Not any better here in the Northwest, only snow is very high in the mountains, have not plowed yet, this is the lastest I have ever gone without a plow event.

Had some freezing rain in early December, so have only de-iced several times, got to hurry, around here by mid February the odds of plowing are slim


----------



## NickyBombs (Dec 9, 2005)

*Damn that Global Warming*

Same here. Seems every year that goes by the winters get warmer. Oh Well at least we still got landscaping and sealcoating!


----------



## pools&plowingct (Nov 18, 2005)

all the snow is in japan they got 13ft of our white stuff thats where it all is


----------



## cornbinder (Oct 16, 2005)

warmer winters? i'm in ohio. last year in jan. it was colder than a well diggers ass in alaska, for the whole month. that was just after we got 18" of snow then it warmed up and rained, then got bone chilling cold and froze everything and my electric was out for 6 days strait!!! after everything returned to normal it went up to 65 degrees than plummeted to the teens and low 20's for all of january. did i mention in the midst of that 18" of snow my heater core plugged, and i spent 3 strait days with just enough "not even luke warm" air blowing out of my heater. needless to say i froze my F---ing ass off!!!!!!


----------



## SGLC (Jan 7, 2005)

We were averaging minus 30 and lower "celsius" weather last year at one point. Everything goes in cycles....you get some winters with a lot of snow, then some with no snow. The way the world turns lol.


----------



## sawbones25 (Nov 12, 2005)

Here's what I'm going on...

Farmers Almanac


----------



## derekbroerse (Mar 6, 2004)

Winter Land Man said:


> How come no one else wanted it salted or plowed?
> 
> I got a few places that want it plowed and sanded at only 1/2 an inch (a couple gas stations and a computer place)

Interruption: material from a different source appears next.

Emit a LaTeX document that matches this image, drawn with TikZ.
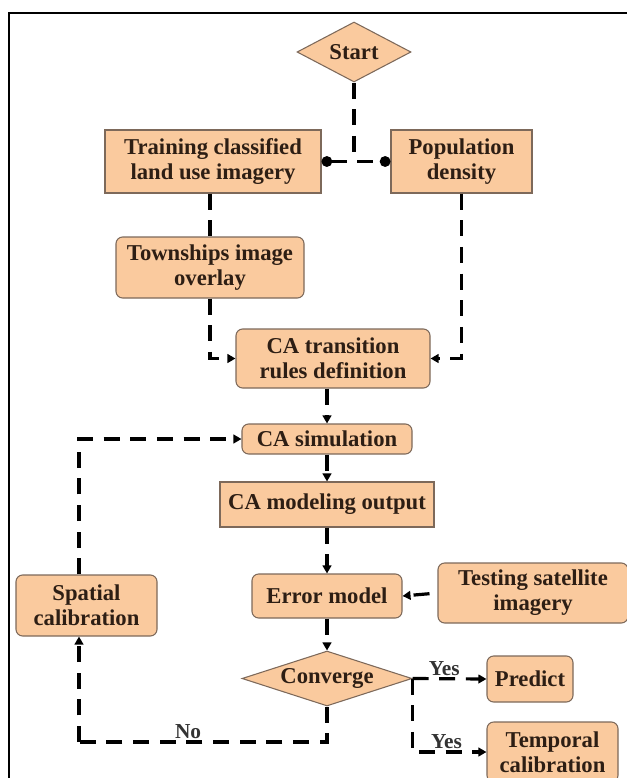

People around here just haven't caught on yet. As the US is a lot more "sue-happy" than Canada, it just hasn't become a mainstream issue here yet.

The one lot I salt on a regular basis is a large chain grocery store who has obviously been bitten once before. They have a basically zero-tolerance for snow and ice. I keep their local lot spotless, it's like my trophy lot!! I love how the neighbours on both sides are snow/ice covered, then there is a line and the parking lot and ALL sidewalks (even those that the town is supposed to be covering) are perfectly clean. Such a contrast.

Any of the others I salt are on-call only, mainly if there is glare-ice or freezing rain. I keep a 2" trigger on everyone.

Some lots here don't get plowed unless there is over 6" of snow.


----------